L’arrivo del #coronavirus ha portato alla chiusura delle scuole di ogni ordine e grado, al fine di evitare il rapido diffondersi del contagio. Nell’emergenza, molte scuole si stanno attrezzando per attivare la cosiddetta “didattica a distanza”, nonostante le difficoltà tecniche. Se per la scuola secondaria e per le università questa soluzione può servire da tampone, chiunque abbia insegnato in una scuola primaria si rende conto che questo non può sostituire il contatto diretto e la relazione educativa, che ogni giorno si sperimentano in tutte le classi d’Italia.
Occorre inoltre salvaguardare il diritto allo studio anche degli alunni e delle alunne più svantaggiati, che non necessariamente dispongono di una connessione internet o di adulti in grado di seguirli in questo percorso.
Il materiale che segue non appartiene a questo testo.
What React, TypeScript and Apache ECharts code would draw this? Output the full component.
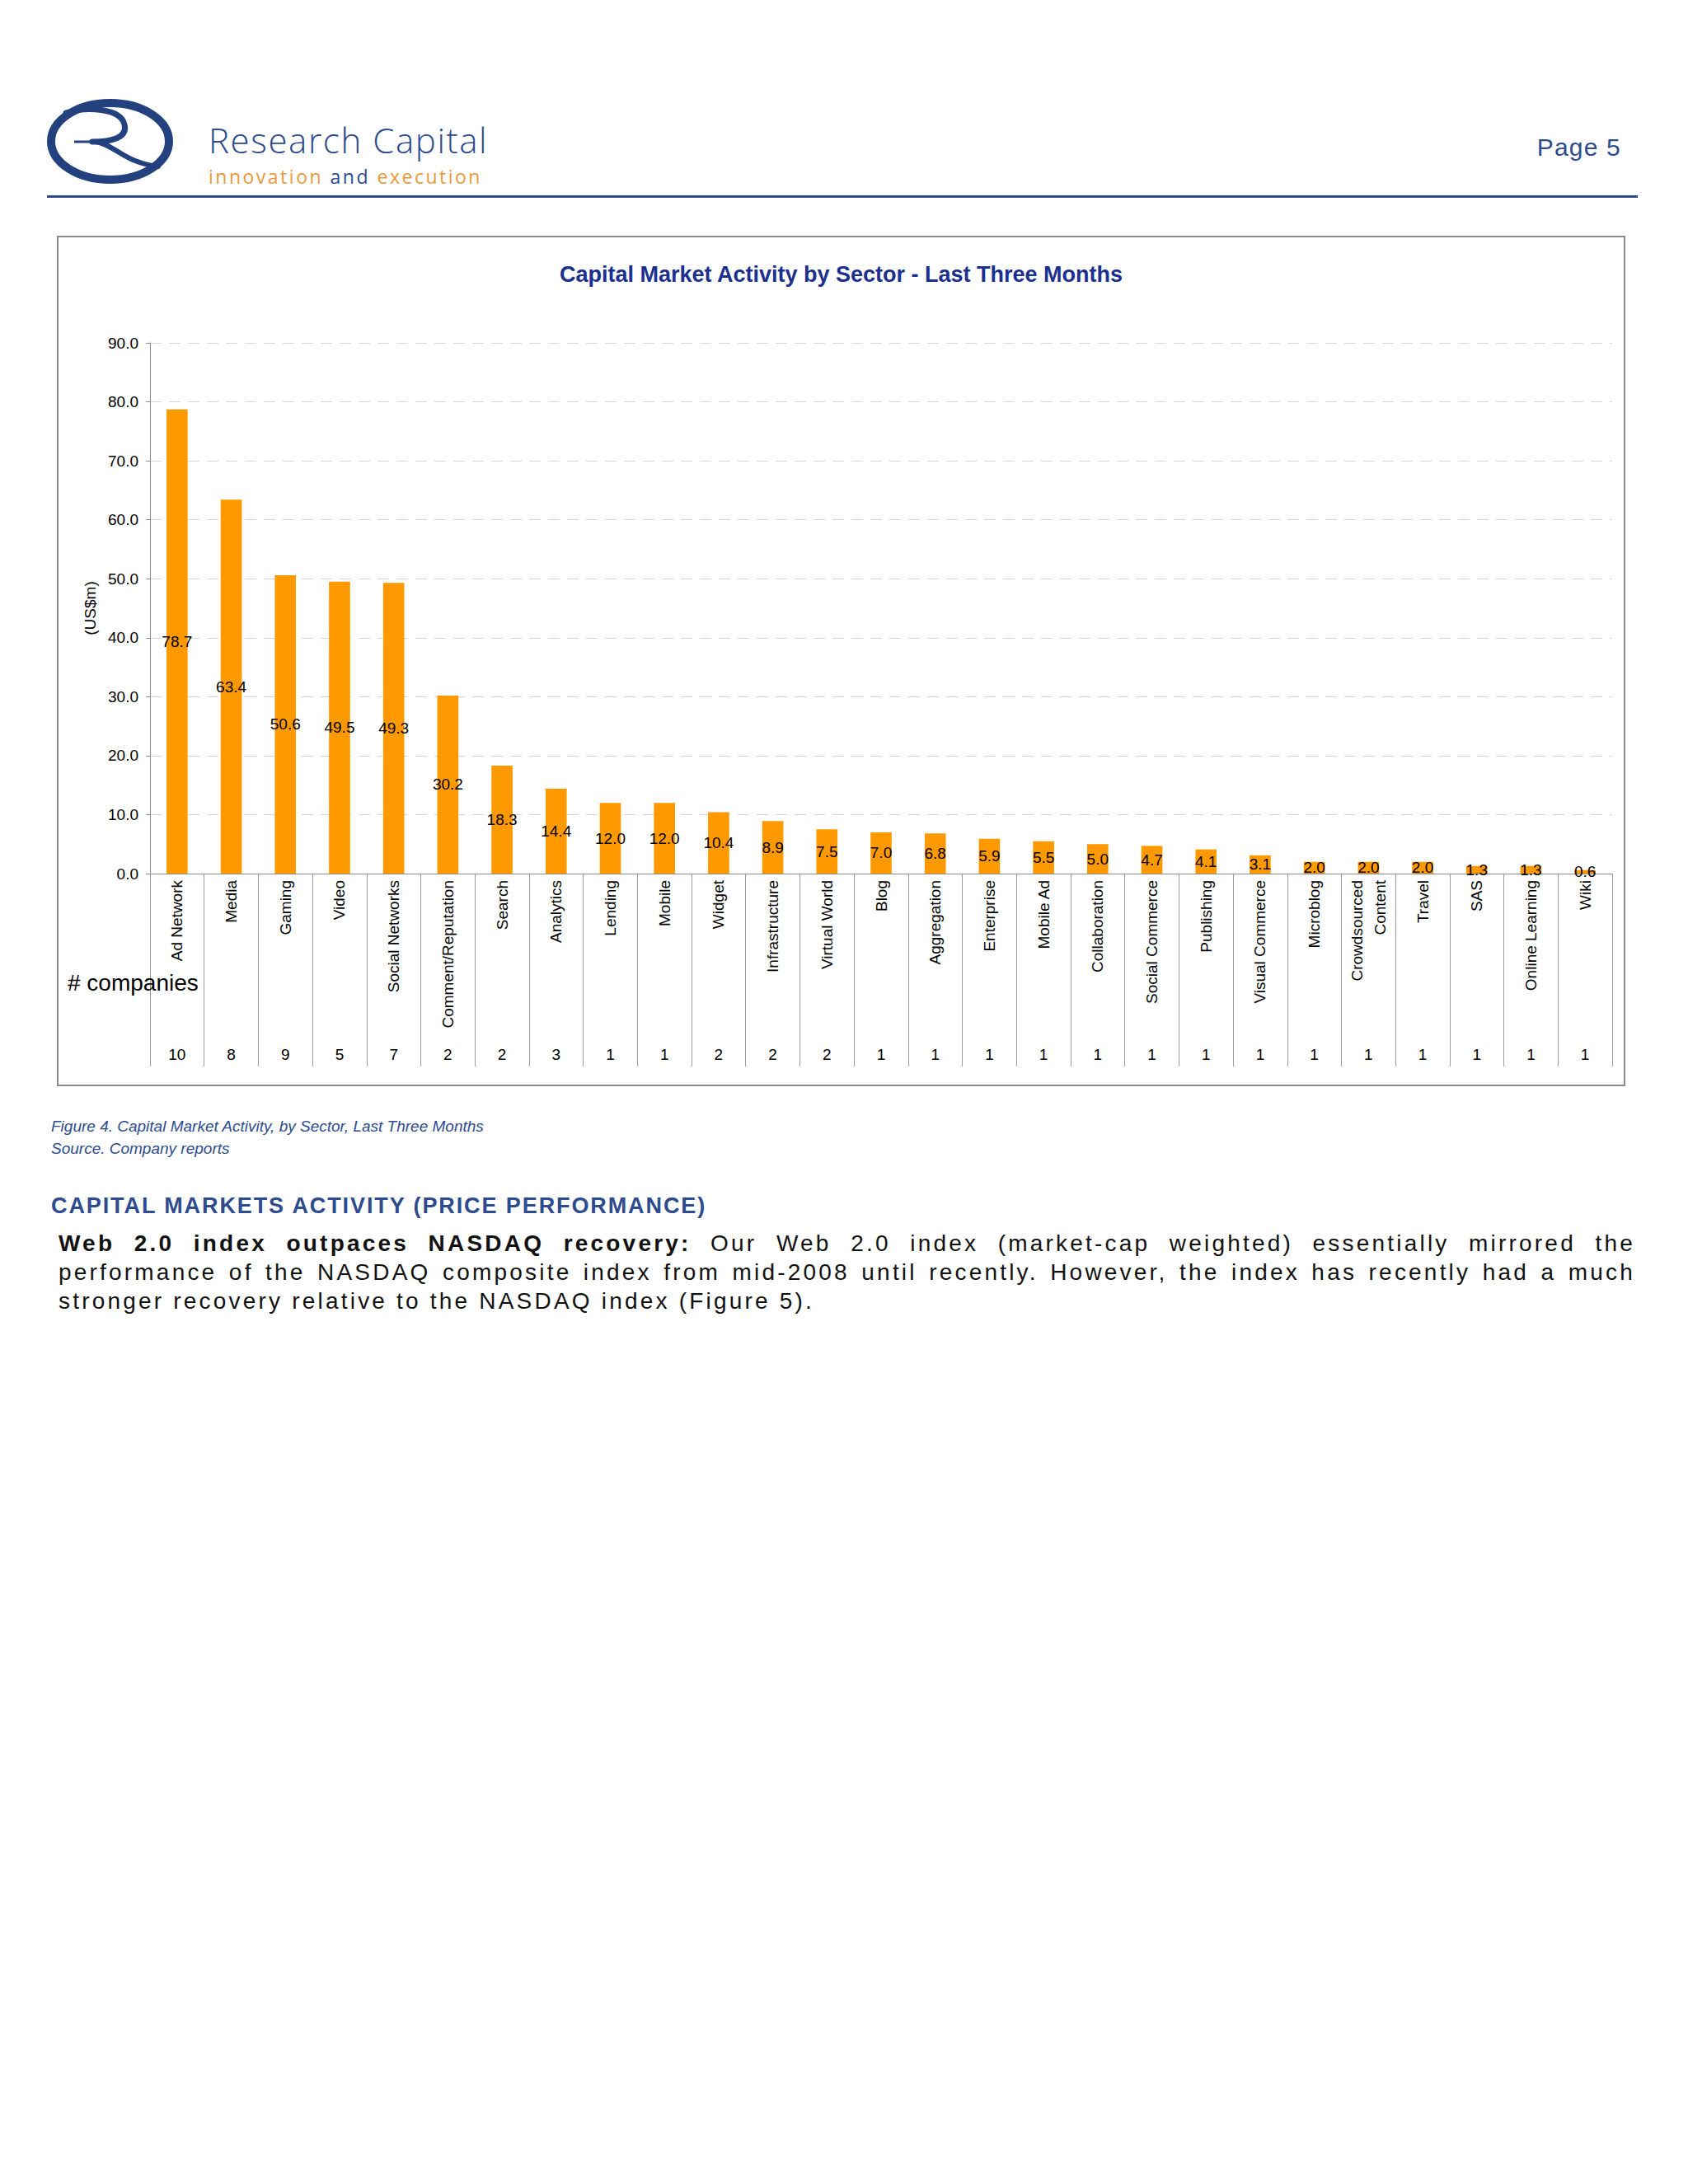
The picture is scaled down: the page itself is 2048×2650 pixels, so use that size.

In alcune regioni le scuole sono chiuse da due settimane e gli organi di stampa prospettano un prolungamento della chiusura anche dopo il 15 marzo.
Molti di noi insegnanti, pur restando in contatto con i colleghi e con le famiglie per assegnare attività che i bambini possano svolgere da soli, sostengono da giorni che le lezioni a distanza non possono – e non devono – avere la stessa valenza delle attività didattiche in presenza, soprattutto per bambini così giovani, che non hanno ancora sviluppato la necessaria autonomia.
A questo scopo, chiedo al Presidente del Consiglio e alla Ministra dell’Istruzione di valutare la possibilità di posticipare all’ultima settimana di giugno – per la scuola primaria – la chiusura dell’anno scolastico, in modo da recuperare, almeno parzialmente, queste settimane di pausa forzata.